#### RECORDS SHOWN ####

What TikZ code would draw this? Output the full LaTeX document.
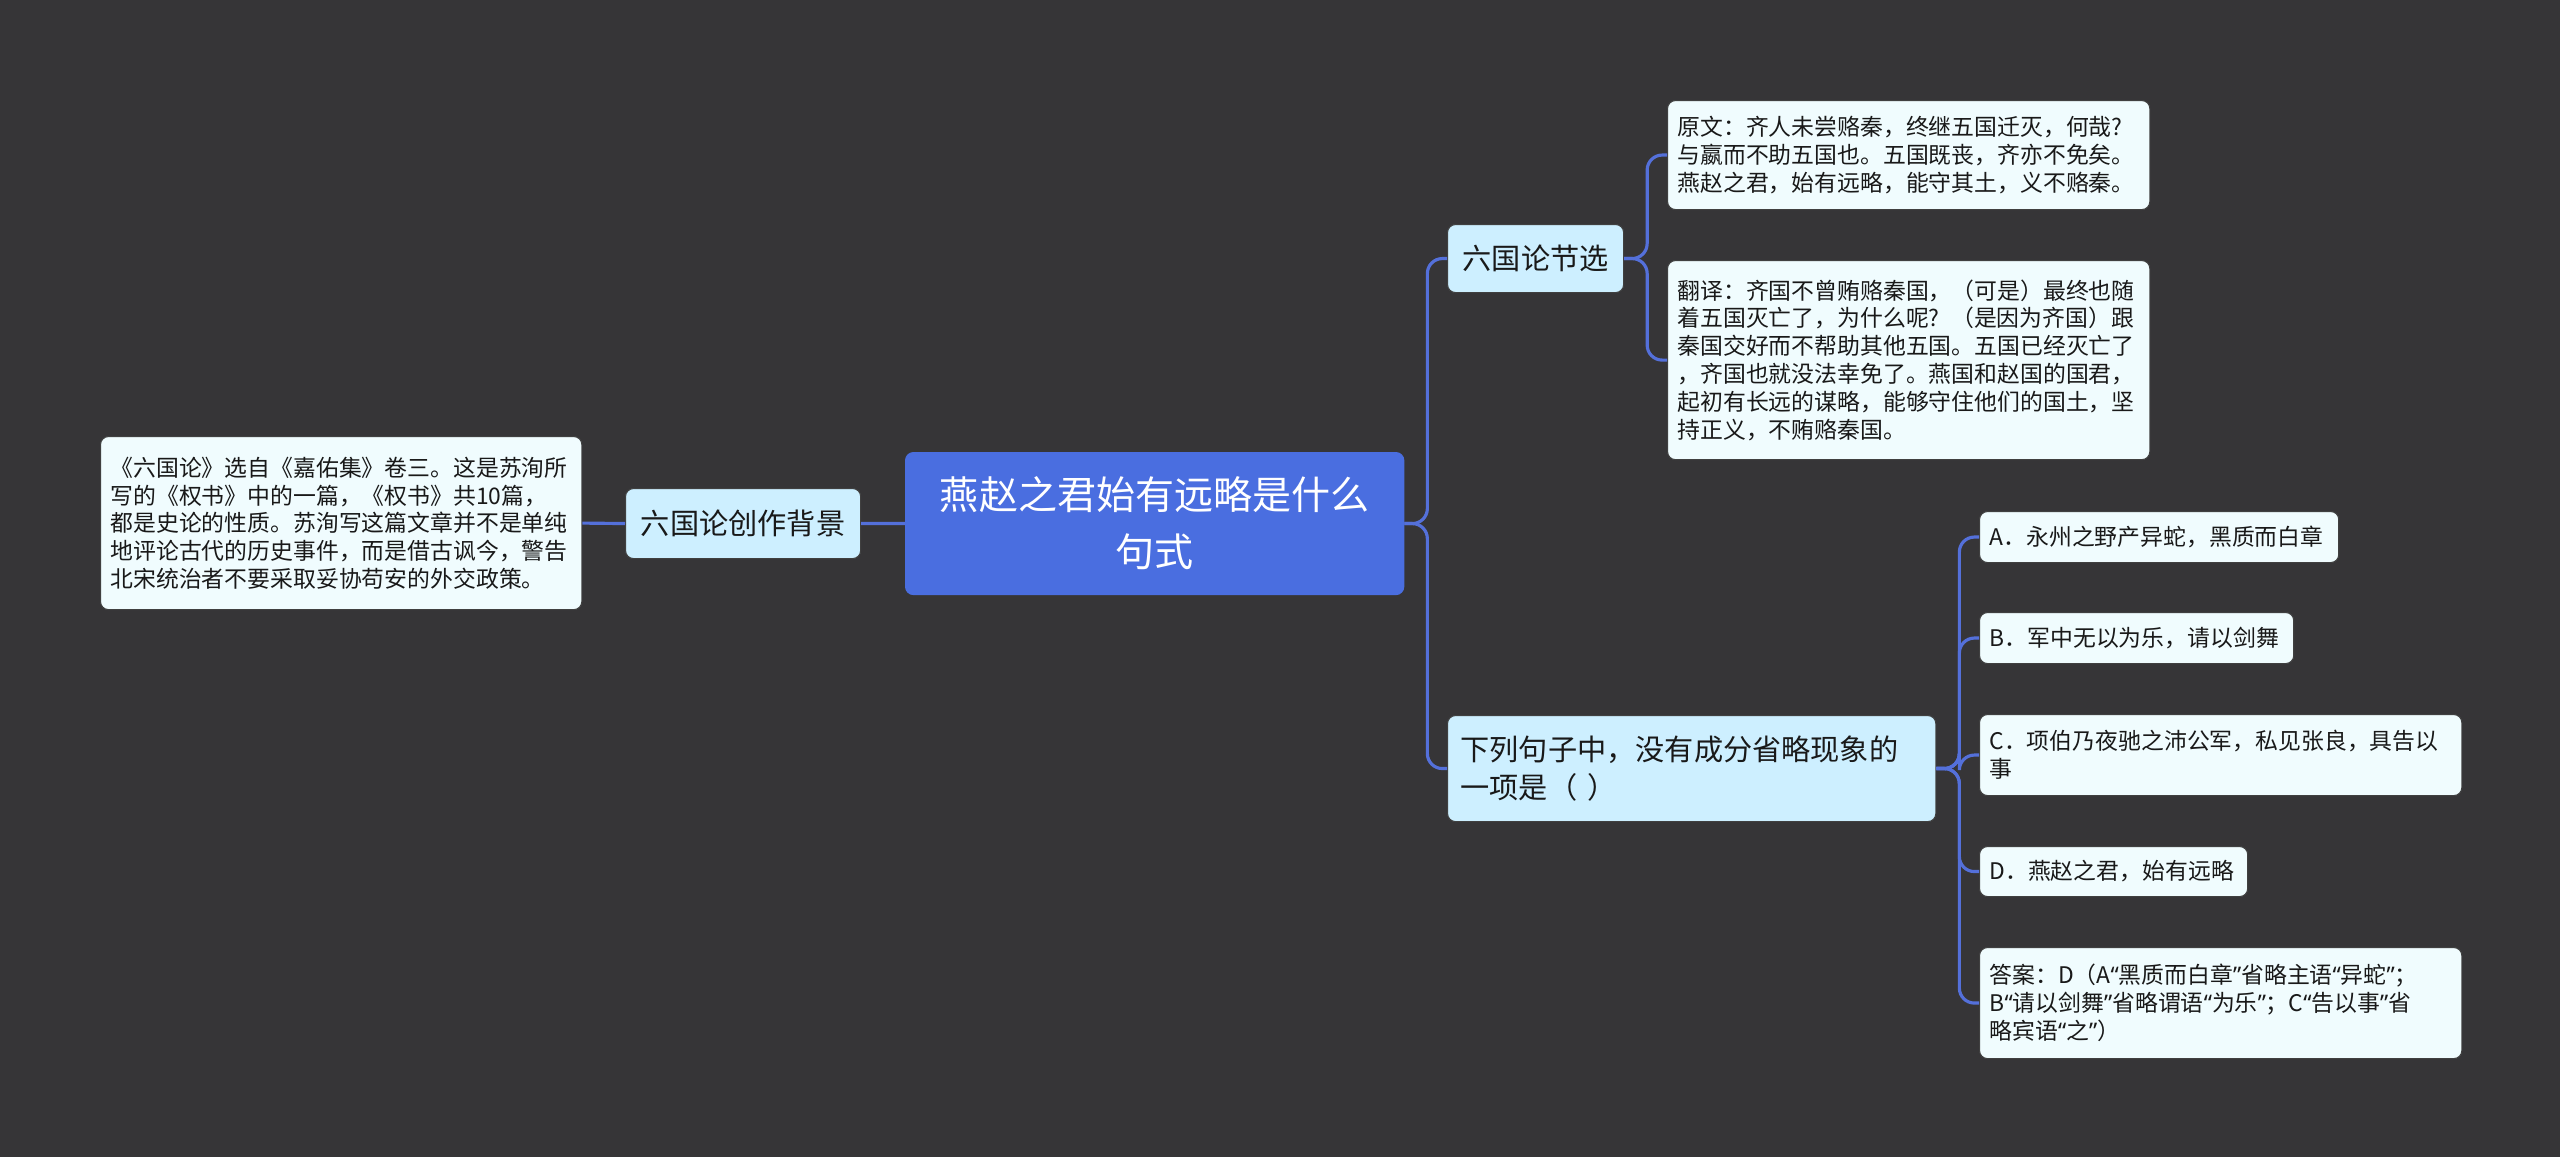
\documentclass[tikz,border=0pt]{standalone}
\usepackage{fontspec}
\setmainfont{Noto Sans CJK SC}
\newfontfamily\quotefont{Noto Sans}
\newcommand{\oq}{{\quotefont“}}
\newcommand{\cq}{{\quotefont”}}
\usetikzlibrary{calc}

\definecolor{bgcol}{HTML}{363537}
\definecolor{rootcol}{HTML}{4A6EE0}
\definecolor{midcol}{HTML}{CDEFFF}
\definecolor{leafcol}{HTML}{F0FCFE}
\definecolor{linkcol}{HTML}{5470DA}

\begin{document}
\begin{tikzpicture}[x=0.01cm, y=-0.01cm,
	box/.style={rounded corners=0.08cm, anchor=north west, inner ysep=0pt,
		draw=black!75, line width=0.3pt},
	rootbox/.style={box, fill=rootcol, draw=rootcol, text=white, align=center,
		inner xsep=0.2cm, font=\fontsize{11.1pt}{16.2pt}\selectfont},
	midbox/.style={box, fill=midcol, text=black!90, inner xsep=0.13cm,
		font=\fontsize{8.3pt}{10.8pt}\selectfont},
	leafbox/.style={box, fill=leafcol, text=black!90, align=left, inner xsep=0.1cm,
		font=\fontsize{6.5pt}{7.9pt}\selectfont},
	link/.style={draw=linkcol, line width=0.9pt, rounded corners=0.15cm}]

% background %{{{2

	\fill[bgcol] (0,0) rectangle (2560,1157);
	\useasboundingbox (0,0) rectangle (2560,1157);

% parameters %{{{2

	\def\gap{23}

% root %{{{2

	\node[rootbox, text width=4.58cm, minimum height=1.42cm] (root) at (905,452)
		{燕赵之君始有远略是什么\\句式};

% left branch %{{{2

	\node[midbox, align=center, text width=2.09cm, minimum height=0.70cm] (bg) at (625,488)
		{六国论创作背景};
	\node[leafbox, text width=4.61cm, minimum height=1.73cm] (bgleaf) at (100,436)
		{《六国论》选自《嘉佑集》卷三。这是苏洵所\\
		 写的《权书》中的一篇，《权书》共10篇，\\
		 都是史论的性质。苏洵写这篇文章并不是单纯\\
		 地评论古代的历史事件，而是借古讽今，警告\\
		 北宋统治者不要采取妥协苟安的外交政策。};

% right branch, excerpt %{{{2

	\node[midbox, align=center, text width=1.50cm, minimum height=0.68cm] (jx) at (1447,224)
		{六国论节选};
	\node[leafbox, text width=4.62cm, minimum height=1.09cm] (yw) at (1667,100)
		{原文：齐人未尝赂秦，终继五国迁灭，何哉?\\
		 与嬴而不助五国也。五国既丧，齐亦不免矣。\\
		 燕赵之君，始有远略，能守其土，义不赂秦。};
	\node[leafbox, text width=4.62cm, minimum height=1.99cm] (fy) at (1667,260)
		{翻译：齐国不曾贿赂秦国，（可是）最终也随\\
		 着五国灭亡了，为什么呢? （是因为齐国）跟\\
		 秦国交好而不帮助其他五国。五国已经灭亡了\\
		 ，齐国也就没法幸免了。燕国和赵国的国君，\\
		 起初有长远的谋略，能够守住他们的国土，坚\\
		 持正义，不贿赂秦国。};

% right branch, question %{{{2

	\node[midbox, align=left, text width=4.62cm, minimum height=1.06cm] (q) at (1447,715)
		{下列句子中，没有成分省略现象的\\一项是（ ）};

	\node[leafbox, text width=3.39cm, minimum height=0.51cm] (A) at (1979,511)
		{A．永州之野产异蛇，黑质而白章};
	\node[leafbox, text width=2.94cm, minimum height=0.51cm] (B) at (1979,612)
		{B．军中无以为乐，请以剑舞};
	\node[leafbox, text width=4.62cm, minimum height=0.81cm] (C) at (1979,714)
		{C．项伯乃夜驰之沛公军，私见张良，具告以\\事};
	\node[leafbox, text width=2.48cm, minimum height=0.50cm] (D) at (1979,846)
		{D．燕赵之君，始有远略};
	\node[leafbox, text width=4.62cm, minimum height=1.11cm] (E) at (1979,947)
		{答案：D（A\oq 黑质而白章\cq 省略主语\oq 异蛇\cq ；\\
		 B\oq 请以剑舞\cq 省略谓语\oq 为乐\cq ；C\oq 告以事\cq 省\\
		 略宾语\oq 之\cq ）};

% connectors %{{{2

	\draw[link] (root.west) -- (bg.east);
	\draw[link] (bg.west) -- (bgleaf.east);

	\foreach \c in {jx,q} { \draw[link] (root.east) -- ++(\gap,0) |- (\c.west); }
	\foreach \c in {yw,fy} { \draw[link] (jx.east) -- ++(\gap,0) |- (\c.west); }
	\foreach \c in {A,B,C,D,E} { \draw[link] (q.east) -- ++(\gap,0) |- (\c.west); }

% closing %{{{2

\end{tikzpicture}
\end{document}
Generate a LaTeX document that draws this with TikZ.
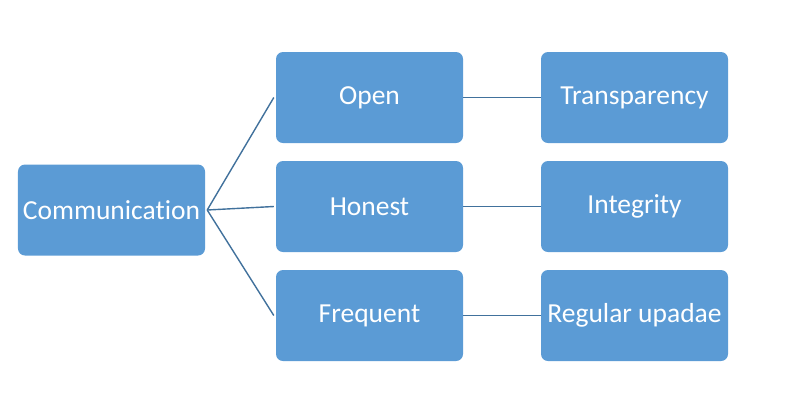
\documentclass[tikz,border=0pt]{standalone}
\usepackage{fontspec}
\setmainfont{Carlito}[RawFeature={-liga}]
\definecolor{boxfill}{HTML}{5B9BD5}
\definecolor{linec}{HTML}{41719C}
\begin{document}
\begin{tikzpicture}[x=1bp,y=-1bp,
  box/.style={fill=boxfill, draw=none, rounded corners=7bp, minimum width=187bp, minimum height=91bp, inner sep=0pt, text=white, font=\fontsize{27.5bp}{33bp}\selectfont},
  conn/.style={draw=linec, line width=1.4bp}]
\useasboundingbox (0,0) rectangle (791,400);
\node[box] (comm) at (111.5,210) {Communication};
\node[box] (open) at (369.5,97.5) {Open};
\node[box] (hon) at (369.5,206.5) {Honest};
\node[box] (freq) at (369.5,315.5) {Frequent};
\node[box] (trans) at (634.5,97.5) {Transparency};
\node[box] (integ) at (634.5,206.5) {Integrity};
\node[box] (reg) at (634.5,315.5) {Regular upadae};
\coordinate (c) at ([xshift=2bp]comm.east);
\draw[conn] (c) -- ([xshift=-2bp]open.west);
\draw[conn] (c) -- ([xshift=-2bp]hon.west);
\draw[conn] (c) -- ([xshift=-2bp]freq.west);
\draw[conn] (open.east) -- (trans.west);
\draw[conn] (hon.east) -- (integ.west);
\draw[conn] (freq.east) -- (reg.west);
\end{tikzpicture}
\end{document}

####

TO DO >>
Can you repeat every record above exactly, apart from the pictures?

REPLY >>
What TikZ code would draw this? Output the full LaTeX document.
\documentclass[tikz,border=0pt]{standalone}
\usepackage{fontspec}
\setmainfont{Noto Sans CJK SC}
\newfontfamily\quotefont{Noto Sans}
\newcommand{\oq}{{\quotefont“}}
\newcommand{\cq}{{\quotefont”}}
\usetikzlibrary{calc}

\definecolor{bgcol}{HTML}{363537}
\definecolor{rootcol}{HTML}{4A6EE0}
\definecolor{midcol}{HTML}{CDEFFF}
\definecolor{leafcol}{HTML}{F0FCFE}
\definecolor{linkcol}{HTML}{5470DA}

\begin{document}
\begin{tikzpicture}[x=0.01cm, y=-0.01cm,
	box/.style={rounded corners=0.08cm, anchor=north west, inner ysep=0pt,
		draw=black!75, line width=0.3pt},
	rootbox/.style={box, fill=rootcol, draw=rootcol, text=white, align=center,
		inner xsep=0.2cm, font=\fontsize{11.1pt}{16.2pt}\selectfont},
	midbox/.style={box, fill=midcol, text=black!90, inner xsep=0.13cm,
		font=\fontsize{8.3pt}{10.8pt}\selectfont},
	leafbox/.style={box, fill=leafcol, text=black!90, align=left, inner xsep=0.1cm,
		font=\fontsize{6.5pt}{7.9pt}\selectfont},
	link/.style={draw=linkcol, line width=0.9pt, rounded corners=0.15cm}]

% background %{{{2

	\fill[bgcol] (0,0) rectangle (2560,1157);
	\useasboundingbox (0,0) rectangle (2560,1157);

% parameters %{{{2

	\def\gap{23}

% root %{{{2

	\node[rootbox, text width=4.58cm, minimum height=1.42cm] (root) at (905,452)
		{燕赵之君始有远略是什么\\句式};

% left branch %{{{2

	\node[midbox, align=center, text width=2.09cm, minimum height=0.70cm] (bg) at (625,488)
		{六国论创作背景};
	\node[leafbox, text width=4.61cm, minimum height=1.73cm] (bgleaf) at (100,436)
		{《六国论》选自《嘉佑集》卷三。这是苏洵所\\
		 写的《权书》中的一篇，《权书》共10篇，\\
		 都是史论的性质。苏洵写这篇文章并不是单纯\\
		 地评论古代的历史事件，而是借古讽今，警告\\
		 北宋统治者不要采取妥协苟安的外交政策。};

% right branch, excerpt %{{{2

	\node[midbox, align=center, text width=1.50cm, minimum height=0.68cm] (jx) at (1447,224)
		{六国论节选};
	\node[leafbox, text width=4.62cm, minimum height=1.09cm] (yw) at (1667,100)
		{原文：齐人未尝赂秦，终继五国迁灭，何哉?\\
		 与嬴而不助五国也。五国既丧，齐亦不免矣。\\
		 燕赵之君，始有远略，能守其土，义不赂秦。};
	\node[leafbox, text width=4.62cm, minimum height=1.99cm] (fy) at (1667,260)
		{翻译：齐国不曾贿赂秦国，（可是）最终也随\\
		 着五国灭亡了，为什么呢? （是因为齐国）跟\\
		 秦国交好而不帮助其他五国。五国已经灭亡了\\
		 ，齐国也就没法幸免了。燕国和赵国的国君，\\
		 起初有长远的谋略，能够守住他们的国土，坚\\
		 持正义，不贿赂秦国。};

% right branch, question %{{{2

	\node[midbox, align=left, text width=4.62cm, minimum height=1.06cm] (q) at (1447,715)
		{下列句子中，没有成分省略现象的\\一项是（ ）};

	\node[leafbox, text width=3.39cm, minimum height=0.51cm] (A) at (1979,511)
		{A．永州之野产异蛇，黑质而白章};
	\node[leafbox, text width=2.94cm, minimum height=0.51cm] (B) at (1979,612)
		{B．军中无以为乐，请以剑舞};
	\node[leafbox, text width=4.62cm, minimum height=0.81cm] (C) at (1979,714)
		{C．项伯乃夜驰之沛公军，私见张良，具告以\\事};
	\node[leafbox, text width=2.48cm, minimum height=0.50cm] (D) at (1979,846)
		{D．燕赵之君，始有远略};
	\node[leafbox, text width=4.62cm, minimum height=1.11cm] (E) at (1979,947)
		{答案：D（A\oq 黑质而白章\cq 省略主语\oq 异蛇\cq ；\\
		 B\oq 请以剑舞\cq 省略谓语\oq 为乐\cq ；C\oq 告以事\cq 省\\
		 略宾语\oq 之\cq ）};

% connectors %{{{2

	\draw[link] (root.west) -- (bg.east);
	\draw[link] (bg.west) -- (bgleaf.east);

	\foreach \c in {jx,q} { \draw[link] (root.east) -- ++(\gap,0) |- (\c.west); }
	\foreach \c in {yw,fy} { \draw[link] (jx.east) -- ++(\gap,0) |- (\c.west); }
	\foreach \c in {A,B,C,D,E} { \draw[link] (q.east) -- ++(\gap,0) |- (\c.west); }

% closing %{{{2

\end{tikzpicture}
\end{document}
Generate a LaTeX document that draws this with TikZ.
\documentclass[tikz,border=0pt]{standalone}
\usepackage{fontspec}
\setmainfont{Carlito}[RawFeature={-liga}]
\definecolor{boxfill}{HTML}{5B9BD5}
\definecolor{linec}{HTML}{41719C}
\begin{document}
\begin{tikzpicture}[x=1bp,y=-1bp,
  box/.style={fill=boxfill, draw=none, rounded corners=7bp, minimum width=187bp, minimum height=91bp, inner sep=0pt, text=white, font=\fontsize{27.5bp}{33bp}\selectfont},
  conn/.style={draw=linec, line width=1.4bp}]
\useasboundingbox (0,0) rectangle (791,400);
\node[box] (comm) at (111.5,210) {Communication};
\node[box] (open) at (369.5,97.5) {Open};
\node[box] (hon) at (369.5,206.5) {Honest};
\node[box] (freq) at (369.5,315.5) {Frequent};
\node[box] (trans) at (634.5,97.5) {Transparency};
\node[box] (integ) at (634.5,206.5) {Integrity};
\node[box] (reg) at (634.5,315.5) {Regular upadae};
\coordinate (c) at ([xshift=2bp]comm.east);
\draw[conn] (c) -- ([xshift=-2bp]open.west);
\draw[conn] (c) -- ([xshift=-2bp]hon.west);
\draw[conn] (c) -- ([xshift=-2bp]freq.west);
\draw[conn] (open.east) -- (trans.west);
\draw[conn] (hon.east) -- (integ.west);
\draw[conn] (freq.east) -- (reg.west);
\end{tikzpicture}
\end{document}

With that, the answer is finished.